Stated exercise = Lines containing the string "this" are to be counted. Write only how many there are.

Raw data =

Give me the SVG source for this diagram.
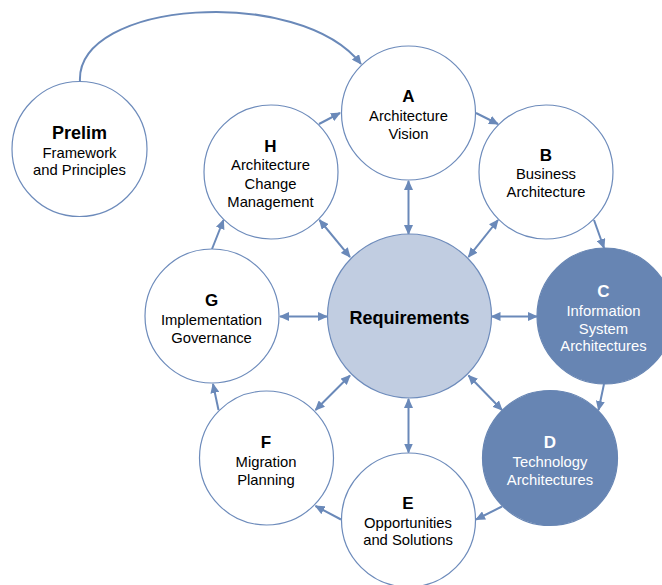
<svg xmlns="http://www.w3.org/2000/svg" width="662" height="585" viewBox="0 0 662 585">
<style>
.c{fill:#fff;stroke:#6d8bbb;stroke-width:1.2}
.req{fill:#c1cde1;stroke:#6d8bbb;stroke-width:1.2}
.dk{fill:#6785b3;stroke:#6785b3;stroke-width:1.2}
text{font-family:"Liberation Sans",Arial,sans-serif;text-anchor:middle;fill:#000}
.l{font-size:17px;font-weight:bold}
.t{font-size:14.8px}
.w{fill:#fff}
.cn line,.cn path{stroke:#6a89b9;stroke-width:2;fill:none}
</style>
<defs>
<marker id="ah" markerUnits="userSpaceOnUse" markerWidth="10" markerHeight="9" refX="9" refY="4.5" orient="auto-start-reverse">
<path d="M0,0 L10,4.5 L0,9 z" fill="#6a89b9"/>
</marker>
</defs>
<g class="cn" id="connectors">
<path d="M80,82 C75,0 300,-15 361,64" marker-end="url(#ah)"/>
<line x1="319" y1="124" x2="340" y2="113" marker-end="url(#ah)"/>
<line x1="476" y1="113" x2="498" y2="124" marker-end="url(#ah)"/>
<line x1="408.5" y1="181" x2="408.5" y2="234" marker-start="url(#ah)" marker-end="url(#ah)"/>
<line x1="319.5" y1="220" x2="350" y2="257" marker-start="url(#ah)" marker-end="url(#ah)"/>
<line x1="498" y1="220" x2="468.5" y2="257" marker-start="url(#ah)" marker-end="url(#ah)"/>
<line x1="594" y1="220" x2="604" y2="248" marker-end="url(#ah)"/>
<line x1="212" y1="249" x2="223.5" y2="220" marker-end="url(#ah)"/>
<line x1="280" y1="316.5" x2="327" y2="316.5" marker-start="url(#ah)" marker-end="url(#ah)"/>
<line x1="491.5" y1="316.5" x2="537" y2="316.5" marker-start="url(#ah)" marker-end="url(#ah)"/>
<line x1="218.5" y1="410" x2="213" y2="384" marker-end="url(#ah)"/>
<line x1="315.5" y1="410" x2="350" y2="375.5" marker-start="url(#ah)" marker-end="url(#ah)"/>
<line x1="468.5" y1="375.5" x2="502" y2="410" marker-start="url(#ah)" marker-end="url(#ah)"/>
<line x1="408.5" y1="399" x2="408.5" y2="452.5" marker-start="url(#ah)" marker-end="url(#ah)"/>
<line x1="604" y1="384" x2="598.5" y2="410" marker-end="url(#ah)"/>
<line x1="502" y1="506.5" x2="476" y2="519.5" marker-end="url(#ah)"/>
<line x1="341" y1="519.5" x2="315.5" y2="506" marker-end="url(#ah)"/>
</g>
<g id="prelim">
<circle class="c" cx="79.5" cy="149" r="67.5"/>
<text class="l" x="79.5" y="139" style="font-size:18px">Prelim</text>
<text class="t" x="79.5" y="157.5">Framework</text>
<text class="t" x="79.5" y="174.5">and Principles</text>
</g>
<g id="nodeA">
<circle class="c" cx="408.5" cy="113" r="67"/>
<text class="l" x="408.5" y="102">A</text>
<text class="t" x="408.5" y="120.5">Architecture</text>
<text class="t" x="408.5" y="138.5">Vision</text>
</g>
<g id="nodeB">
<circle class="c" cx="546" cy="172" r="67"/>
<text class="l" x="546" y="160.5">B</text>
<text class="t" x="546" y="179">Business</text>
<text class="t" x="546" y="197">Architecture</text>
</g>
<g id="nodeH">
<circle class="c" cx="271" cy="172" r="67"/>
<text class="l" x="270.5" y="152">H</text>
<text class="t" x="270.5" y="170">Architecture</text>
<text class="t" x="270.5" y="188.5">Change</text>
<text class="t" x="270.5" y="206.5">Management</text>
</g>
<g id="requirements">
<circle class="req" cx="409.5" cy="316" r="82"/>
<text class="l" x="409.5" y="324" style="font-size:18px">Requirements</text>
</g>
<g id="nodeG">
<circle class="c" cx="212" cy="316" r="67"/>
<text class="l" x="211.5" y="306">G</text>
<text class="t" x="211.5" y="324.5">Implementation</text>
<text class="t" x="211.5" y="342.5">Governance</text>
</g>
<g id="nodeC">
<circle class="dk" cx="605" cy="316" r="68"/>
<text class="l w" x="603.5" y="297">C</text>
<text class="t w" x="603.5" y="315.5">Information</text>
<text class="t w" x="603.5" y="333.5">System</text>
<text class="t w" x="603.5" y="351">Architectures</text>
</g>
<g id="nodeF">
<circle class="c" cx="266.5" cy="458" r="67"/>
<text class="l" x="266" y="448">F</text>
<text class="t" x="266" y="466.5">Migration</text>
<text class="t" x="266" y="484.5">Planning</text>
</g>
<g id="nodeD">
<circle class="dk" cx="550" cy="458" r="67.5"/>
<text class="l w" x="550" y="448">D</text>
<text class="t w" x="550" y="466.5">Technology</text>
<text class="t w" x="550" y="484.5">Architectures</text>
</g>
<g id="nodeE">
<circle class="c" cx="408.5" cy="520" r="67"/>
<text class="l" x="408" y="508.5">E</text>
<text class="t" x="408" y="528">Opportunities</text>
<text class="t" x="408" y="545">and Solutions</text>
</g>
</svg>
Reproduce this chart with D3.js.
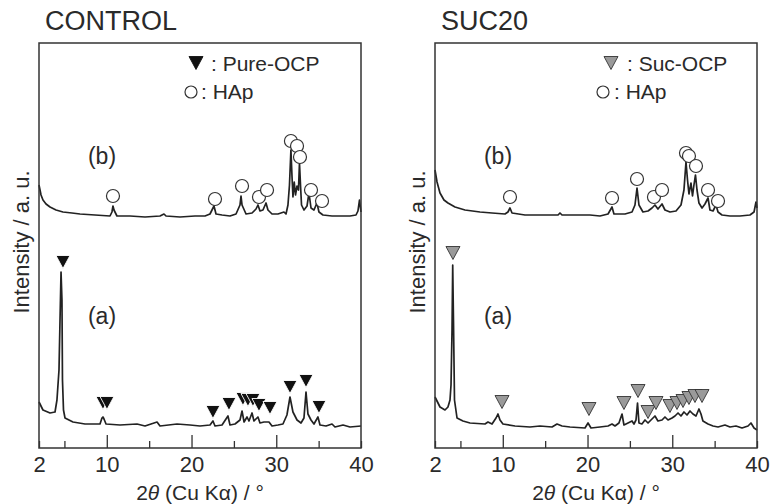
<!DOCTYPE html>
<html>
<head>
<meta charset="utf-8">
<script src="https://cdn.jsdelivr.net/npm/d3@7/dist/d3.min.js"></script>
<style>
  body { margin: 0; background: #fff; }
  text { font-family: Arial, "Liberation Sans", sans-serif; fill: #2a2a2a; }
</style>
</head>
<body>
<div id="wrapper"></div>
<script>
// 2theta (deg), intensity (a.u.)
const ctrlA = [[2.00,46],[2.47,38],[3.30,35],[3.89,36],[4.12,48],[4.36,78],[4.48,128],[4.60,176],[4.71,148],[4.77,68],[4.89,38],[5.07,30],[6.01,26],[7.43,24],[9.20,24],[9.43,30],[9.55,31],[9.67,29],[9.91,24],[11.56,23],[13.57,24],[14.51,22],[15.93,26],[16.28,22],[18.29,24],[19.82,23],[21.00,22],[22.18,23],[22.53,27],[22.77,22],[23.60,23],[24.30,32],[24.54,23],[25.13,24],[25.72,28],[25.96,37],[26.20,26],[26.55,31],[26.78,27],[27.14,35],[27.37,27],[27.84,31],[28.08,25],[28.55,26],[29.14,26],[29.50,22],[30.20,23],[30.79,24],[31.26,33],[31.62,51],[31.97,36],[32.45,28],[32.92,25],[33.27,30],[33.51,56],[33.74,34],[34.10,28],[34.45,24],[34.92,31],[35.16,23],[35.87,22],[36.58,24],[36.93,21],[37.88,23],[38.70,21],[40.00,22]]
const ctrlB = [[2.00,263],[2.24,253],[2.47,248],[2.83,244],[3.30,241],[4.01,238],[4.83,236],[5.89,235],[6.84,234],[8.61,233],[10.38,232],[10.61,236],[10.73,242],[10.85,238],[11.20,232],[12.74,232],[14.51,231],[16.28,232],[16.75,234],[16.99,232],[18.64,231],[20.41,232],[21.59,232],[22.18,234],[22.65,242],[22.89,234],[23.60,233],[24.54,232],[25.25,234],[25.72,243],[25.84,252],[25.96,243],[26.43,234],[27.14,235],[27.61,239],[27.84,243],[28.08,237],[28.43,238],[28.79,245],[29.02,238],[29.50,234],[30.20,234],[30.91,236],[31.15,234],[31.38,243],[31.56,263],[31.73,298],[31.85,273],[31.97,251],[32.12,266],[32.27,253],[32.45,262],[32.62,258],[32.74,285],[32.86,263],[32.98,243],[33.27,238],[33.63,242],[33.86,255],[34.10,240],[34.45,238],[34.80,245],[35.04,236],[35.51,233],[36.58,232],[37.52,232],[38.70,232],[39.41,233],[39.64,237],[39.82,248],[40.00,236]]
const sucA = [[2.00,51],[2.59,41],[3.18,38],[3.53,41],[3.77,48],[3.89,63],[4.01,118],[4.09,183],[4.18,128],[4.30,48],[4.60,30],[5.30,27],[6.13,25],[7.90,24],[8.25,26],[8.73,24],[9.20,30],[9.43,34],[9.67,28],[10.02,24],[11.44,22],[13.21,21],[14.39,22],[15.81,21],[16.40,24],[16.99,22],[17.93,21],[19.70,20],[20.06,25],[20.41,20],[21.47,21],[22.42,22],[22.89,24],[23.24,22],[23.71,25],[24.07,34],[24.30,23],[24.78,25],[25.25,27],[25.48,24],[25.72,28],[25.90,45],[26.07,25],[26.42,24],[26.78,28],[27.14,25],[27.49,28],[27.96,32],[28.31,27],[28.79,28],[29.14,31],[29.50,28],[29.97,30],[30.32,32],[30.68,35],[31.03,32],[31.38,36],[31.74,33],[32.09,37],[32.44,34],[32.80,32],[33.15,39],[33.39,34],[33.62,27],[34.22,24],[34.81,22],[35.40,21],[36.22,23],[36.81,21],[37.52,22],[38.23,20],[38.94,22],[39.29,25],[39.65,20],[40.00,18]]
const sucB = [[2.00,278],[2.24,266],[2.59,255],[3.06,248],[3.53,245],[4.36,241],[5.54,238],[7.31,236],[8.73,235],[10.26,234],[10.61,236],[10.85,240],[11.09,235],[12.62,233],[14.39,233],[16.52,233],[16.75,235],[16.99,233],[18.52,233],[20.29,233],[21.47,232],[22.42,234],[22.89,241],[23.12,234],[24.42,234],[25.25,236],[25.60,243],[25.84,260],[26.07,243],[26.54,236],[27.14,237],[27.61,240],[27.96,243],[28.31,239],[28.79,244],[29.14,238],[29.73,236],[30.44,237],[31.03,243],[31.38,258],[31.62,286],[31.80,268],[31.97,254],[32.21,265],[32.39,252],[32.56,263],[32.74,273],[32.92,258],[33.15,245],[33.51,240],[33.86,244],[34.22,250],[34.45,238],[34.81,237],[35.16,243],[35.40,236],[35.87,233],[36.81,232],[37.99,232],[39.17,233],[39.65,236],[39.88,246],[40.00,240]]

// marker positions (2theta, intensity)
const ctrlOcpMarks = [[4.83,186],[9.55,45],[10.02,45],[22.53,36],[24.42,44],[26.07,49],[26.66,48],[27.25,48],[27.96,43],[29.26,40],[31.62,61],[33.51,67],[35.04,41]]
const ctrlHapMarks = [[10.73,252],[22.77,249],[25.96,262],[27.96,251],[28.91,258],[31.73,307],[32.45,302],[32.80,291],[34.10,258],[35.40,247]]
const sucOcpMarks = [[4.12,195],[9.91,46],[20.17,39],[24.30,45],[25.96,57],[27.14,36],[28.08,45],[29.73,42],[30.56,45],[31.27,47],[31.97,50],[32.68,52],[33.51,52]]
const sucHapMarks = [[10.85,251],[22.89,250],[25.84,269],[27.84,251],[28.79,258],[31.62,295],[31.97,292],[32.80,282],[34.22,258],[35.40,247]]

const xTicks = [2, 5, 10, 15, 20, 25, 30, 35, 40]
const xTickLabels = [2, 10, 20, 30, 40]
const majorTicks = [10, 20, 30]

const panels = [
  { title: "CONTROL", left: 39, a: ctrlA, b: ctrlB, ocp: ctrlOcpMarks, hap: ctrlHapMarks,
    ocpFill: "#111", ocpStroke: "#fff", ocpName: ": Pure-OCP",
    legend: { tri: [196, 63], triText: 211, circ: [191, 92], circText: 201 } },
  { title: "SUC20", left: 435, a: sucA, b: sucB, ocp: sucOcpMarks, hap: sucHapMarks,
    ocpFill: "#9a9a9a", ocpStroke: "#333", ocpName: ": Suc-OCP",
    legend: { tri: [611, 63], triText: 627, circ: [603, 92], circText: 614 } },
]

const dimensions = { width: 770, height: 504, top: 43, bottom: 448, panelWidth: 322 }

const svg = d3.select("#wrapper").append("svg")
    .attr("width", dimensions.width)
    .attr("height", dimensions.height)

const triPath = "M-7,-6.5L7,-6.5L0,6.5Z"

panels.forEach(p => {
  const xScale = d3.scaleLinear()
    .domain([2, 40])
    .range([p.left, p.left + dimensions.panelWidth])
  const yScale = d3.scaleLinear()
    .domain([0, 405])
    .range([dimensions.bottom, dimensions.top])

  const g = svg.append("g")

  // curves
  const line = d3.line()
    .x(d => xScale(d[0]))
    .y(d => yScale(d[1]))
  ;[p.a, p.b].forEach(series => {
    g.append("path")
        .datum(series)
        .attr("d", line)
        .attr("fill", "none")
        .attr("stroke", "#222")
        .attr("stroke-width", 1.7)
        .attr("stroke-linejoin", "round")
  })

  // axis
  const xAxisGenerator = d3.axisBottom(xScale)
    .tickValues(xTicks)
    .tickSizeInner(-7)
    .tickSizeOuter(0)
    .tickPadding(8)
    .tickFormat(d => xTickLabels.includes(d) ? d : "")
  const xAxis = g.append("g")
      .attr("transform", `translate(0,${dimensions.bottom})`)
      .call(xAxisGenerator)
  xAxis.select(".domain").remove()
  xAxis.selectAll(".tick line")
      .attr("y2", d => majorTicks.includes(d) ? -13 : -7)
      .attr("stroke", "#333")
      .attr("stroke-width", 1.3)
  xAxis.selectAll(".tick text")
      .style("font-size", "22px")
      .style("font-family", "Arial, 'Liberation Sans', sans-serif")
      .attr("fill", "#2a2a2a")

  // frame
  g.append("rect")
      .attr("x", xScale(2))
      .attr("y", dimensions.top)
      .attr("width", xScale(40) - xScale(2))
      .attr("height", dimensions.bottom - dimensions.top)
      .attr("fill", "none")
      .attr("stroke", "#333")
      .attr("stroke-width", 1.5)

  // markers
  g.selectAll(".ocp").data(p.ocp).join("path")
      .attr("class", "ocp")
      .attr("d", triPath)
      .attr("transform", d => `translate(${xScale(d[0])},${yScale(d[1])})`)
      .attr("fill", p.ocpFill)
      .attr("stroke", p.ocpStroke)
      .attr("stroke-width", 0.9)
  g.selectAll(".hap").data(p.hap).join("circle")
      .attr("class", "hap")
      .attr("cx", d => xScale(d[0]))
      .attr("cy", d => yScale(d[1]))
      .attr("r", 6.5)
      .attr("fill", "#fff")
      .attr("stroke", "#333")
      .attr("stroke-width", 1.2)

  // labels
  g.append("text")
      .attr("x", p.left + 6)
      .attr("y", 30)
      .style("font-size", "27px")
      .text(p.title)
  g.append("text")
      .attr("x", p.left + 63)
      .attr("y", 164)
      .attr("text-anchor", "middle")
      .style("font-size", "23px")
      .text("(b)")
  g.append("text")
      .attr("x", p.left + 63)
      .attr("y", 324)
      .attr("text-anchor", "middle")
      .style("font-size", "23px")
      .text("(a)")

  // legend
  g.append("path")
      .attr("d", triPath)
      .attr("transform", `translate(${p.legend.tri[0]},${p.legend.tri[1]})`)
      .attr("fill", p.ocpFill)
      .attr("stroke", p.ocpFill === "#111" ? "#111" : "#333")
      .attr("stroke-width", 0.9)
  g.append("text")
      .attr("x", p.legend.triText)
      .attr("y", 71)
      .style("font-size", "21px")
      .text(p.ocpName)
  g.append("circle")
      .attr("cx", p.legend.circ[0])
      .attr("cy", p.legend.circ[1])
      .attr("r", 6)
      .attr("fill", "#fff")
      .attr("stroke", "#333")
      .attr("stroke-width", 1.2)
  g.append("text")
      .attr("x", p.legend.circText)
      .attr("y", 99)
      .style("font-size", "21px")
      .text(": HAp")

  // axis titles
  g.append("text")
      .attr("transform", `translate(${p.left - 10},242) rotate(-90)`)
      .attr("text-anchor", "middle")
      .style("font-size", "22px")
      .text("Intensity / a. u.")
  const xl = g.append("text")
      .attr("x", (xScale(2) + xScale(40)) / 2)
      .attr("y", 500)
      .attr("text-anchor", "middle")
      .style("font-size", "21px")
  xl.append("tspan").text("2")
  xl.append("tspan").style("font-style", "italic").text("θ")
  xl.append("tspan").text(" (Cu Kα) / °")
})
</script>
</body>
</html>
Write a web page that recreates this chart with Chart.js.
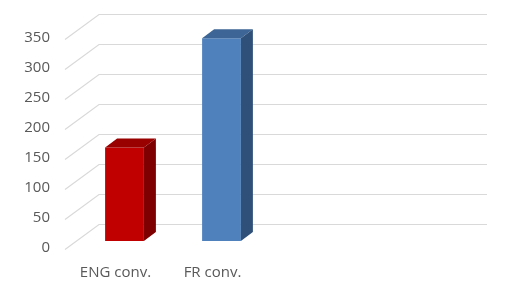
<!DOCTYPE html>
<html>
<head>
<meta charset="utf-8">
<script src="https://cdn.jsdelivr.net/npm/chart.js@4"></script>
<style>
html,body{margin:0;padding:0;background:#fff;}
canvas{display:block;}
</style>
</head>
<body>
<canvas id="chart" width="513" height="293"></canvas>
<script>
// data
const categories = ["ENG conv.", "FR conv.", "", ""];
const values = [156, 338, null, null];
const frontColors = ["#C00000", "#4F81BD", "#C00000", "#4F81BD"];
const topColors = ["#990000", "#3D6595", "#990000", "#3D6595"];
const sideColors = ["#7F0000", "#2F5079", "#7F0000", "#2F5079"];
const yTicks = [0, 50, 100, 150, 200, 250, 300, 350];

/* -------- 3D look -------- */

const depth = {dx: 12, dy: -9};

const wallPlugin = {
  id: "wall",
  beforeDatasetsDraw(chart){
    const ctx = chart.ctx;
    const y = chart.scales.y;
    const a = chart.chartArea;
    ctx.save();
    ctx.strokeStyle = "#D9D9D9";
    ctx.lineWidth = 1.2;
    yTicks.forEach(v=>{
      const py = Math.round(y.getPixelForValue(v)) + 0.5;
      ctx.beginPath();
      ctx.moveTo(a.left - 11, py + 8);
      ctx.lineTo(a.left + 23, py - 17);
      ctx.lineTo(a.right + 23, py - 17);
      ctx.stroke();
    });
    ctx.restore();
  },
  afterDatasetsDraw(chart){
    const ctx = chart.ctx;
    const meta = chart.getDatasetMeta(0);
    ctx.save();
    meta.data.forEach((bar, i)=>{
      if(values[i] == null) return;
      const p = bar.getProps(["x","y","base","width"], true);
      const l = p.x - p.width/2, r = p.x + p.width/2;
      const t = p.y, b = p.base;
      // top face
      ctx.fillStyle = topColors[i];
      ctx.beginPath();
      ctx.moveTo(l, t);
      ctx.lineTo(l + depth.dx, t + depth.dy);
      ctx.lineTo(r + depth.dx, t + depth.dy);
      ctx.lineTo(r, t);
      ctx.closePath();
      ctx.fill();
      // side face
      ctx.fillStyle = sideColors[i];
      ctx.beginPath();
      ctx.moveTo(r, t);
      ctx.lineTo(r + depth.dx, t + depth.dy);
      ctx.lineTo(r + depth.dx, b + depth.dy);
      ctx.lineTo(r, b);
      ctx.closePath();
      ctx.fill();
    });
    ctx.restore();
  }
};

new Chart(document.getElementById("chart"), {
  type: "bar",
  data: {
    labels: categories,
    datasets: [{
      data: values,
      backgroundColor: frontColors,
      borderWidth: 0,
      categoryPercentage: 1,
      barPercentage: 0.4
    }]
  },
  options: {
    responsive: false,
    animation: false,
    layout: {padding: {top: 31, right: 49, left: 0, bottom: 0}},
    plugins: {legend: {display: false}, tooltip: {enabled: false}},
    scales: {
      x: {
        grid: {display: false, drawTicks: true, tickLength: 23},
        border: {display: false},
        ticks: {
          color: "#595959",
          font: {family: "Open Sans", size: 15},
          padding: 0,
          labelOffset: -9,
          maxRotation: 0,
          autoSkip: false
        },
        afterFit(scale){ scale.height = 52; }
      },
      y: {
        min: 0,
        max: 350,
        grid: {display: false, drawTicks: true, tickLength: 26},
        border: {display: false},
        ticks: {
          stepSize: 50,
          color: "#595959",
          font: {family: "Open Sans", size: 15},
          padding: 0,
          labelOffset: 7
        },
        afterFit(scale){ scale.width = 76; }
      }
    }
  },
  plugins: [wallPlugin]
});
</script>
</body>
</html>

Written response = 3